— Аугусто, я к вам по очень деликатному делу.
Он вздохнул, жестом призывая сесть.
— В целом, дело мне понятно. Откуда мне только взять эти деньги? Вычесть из премии Штефану? Я, к сожалению, не печатный станок, хотя эти дикари периодически меня за него принимают.
— Было бы логичнее из своей. Или Гериной, — нахально подсказала я. — Я не просила себя похищать.
Он нахмурился и почесал переносицу.
— Я могу одолжить.
— Вы можете бесплатно довести меня до Тимишоары, — съязвила я. — Прямо туда, откуда забрали. И ни лея вашего казенного не возьму, или чем вы там расплачиваетесь с охотниками.
— О нет, мне это сильно не по пути. К тому же, со мной драгоценный груз.
Он пододвинул к себе несколько бумажек:
— Ты даже не представляешь себе, как трудно мне обосновать перед начальством каждую трату.
— Я надиктую, пиши: влез на рассвете в частную собственность и похитил человека вместе с произведением искусства девятнадцатого века стоимостью… сколько там всё это стоит?.. А теперь не желаю бросать похищенную за много километров от дома без гроша в кармане. Так подойдет?
— Вот нахалка, — Аугусто со вздохом достал кошелек и нехотя отсчитал несколько бумажек. Рывком пододвинул ко мне.
Это снова было так похоже на Натана, что я разулыбалась.
— Радуйся, мне вкатают выговор, — понял по-своему наблюдатель.
— Я вообще не понимаю, какого лешего вампиры заинтересовали конгрегацию, занимающуюся чистотой вероучения, — я убрала деньги в карман.
— Это долгая история, — всё еще недовольно проворчал Аугусто.
Впрочем, он быстро утешился, найдя в моем лице слушателя.
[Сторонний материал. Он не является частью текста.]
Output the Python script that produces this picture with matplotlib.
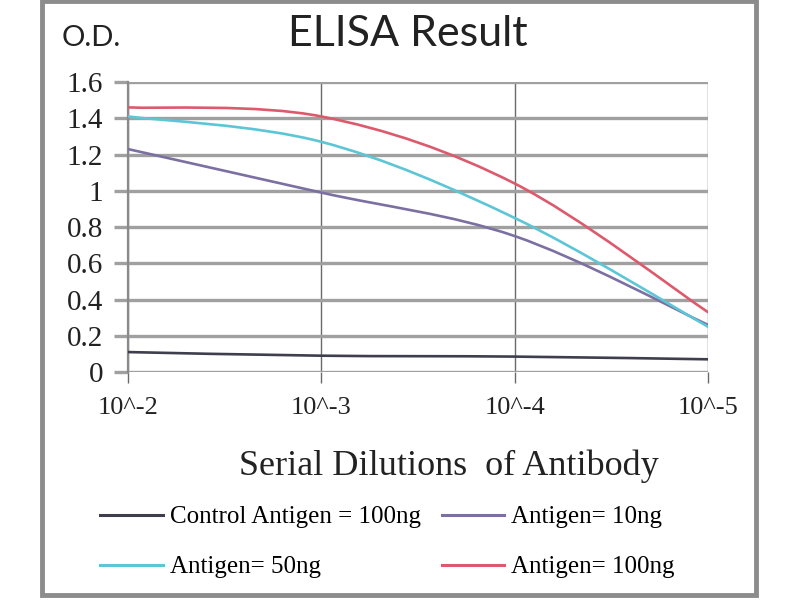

Сильно подозреваю, что предыдущая компания не давала ему лишний раз раскрывать рот.
— Это всё началось лет восемнадцать назад. Как-то заместитель моего шефа, аббат Леонардо Рикар, работал над докторской по истории церкви. Объектом исследований он взял мужские монастыри и рассуждал о вспышках психических заболеваний среди братии. Ну, помнишь, на волне церковных скандалов про совращения и так далее, стало особенно модным писать о цементировании неврозов и прочих душевных болезней в церковных стенах. Аббат к тому же был медиком по прошлому образованию. Разбирая бумажки в архивах, он как-то наткнулся на забавный документ: некий брат нижайше просил местного кардинала срочно решить его вопрос. Его, брата, злонамеренно превратили в чудовище через укус, и теперь он вынужден искать человеческой крови. Если он противится себе, то через какое-то время теряет самоконтроль и может произойти убийство. Так вот, брат знает, что солнце способно его уничтожить, и умоляет ответить, что страшнее для христианина: его нынешнее положение, или самоубийство. Кардинал оказался человеком с альтернативным чувством юмора и отправил просителя в церковные погреба. Мол, и под землёй, и вино таскать не будет, раз не имеет более расположения к земной пище.
Включив это письмо в список литературы, Леонардо на какое-то время про него забыл. Пока спустя пару лет случайно не заехал в упомянутый монастырь и не заглянул в его библиотеку. К своему ужасу он понял, что монах Уильям смиренно прослужил в погребах сто пятьдесят лет! При этом позже не умер от старости, нет, а просто бесследно исчез после одного из пожаров. Останков его не нашли. В своих погребах он пересидел и чуму, и нашествие черной оспы, причем активно помогал больным и хоронил тела, не подвергаясь заражению. Сказать, что исследователь был в шоке от найденного – не сказать ничего. В монастыре разводили руками: братия в те времена менялась столько раз, что никому не приходило в голову подсчитать, сколько лет этот монах работает у своих бочек. Сидит же, послушание несет исправно, ещё и в книгохранилище помогает, по ночам, а что ещё нужно начальству.
Дальше – больше. Найдя дневниковые записи одного из приоров, руководивших монастырем в середине 18 века, аббат наткнулся на сообщение о том, что некий брат страдает странной болезнью, вызванной укусами паразитов, завезенных из Палестины: время от времени он начинает рассыпаться, как песочная кукла, но потом отлеживается и приходит в себя. Братия ему очень сочувствует. Там даже приводились две даты, определяющие бедственное состояние больного. Наш въедливый Леонардо сопоставил с церковным календарем и понял, что происходит это аккурат на Пасхальную и Рождественскую мессы, куда обязательно являлись абсолютно все. Уильям объяснял это духотой, чадом от свечей и скоплением народа – мол, его стареющему организму трудно находиться в таких условиях. К слову, документов о том, приступал ли монах к Святым Таинствам, не сохранилось.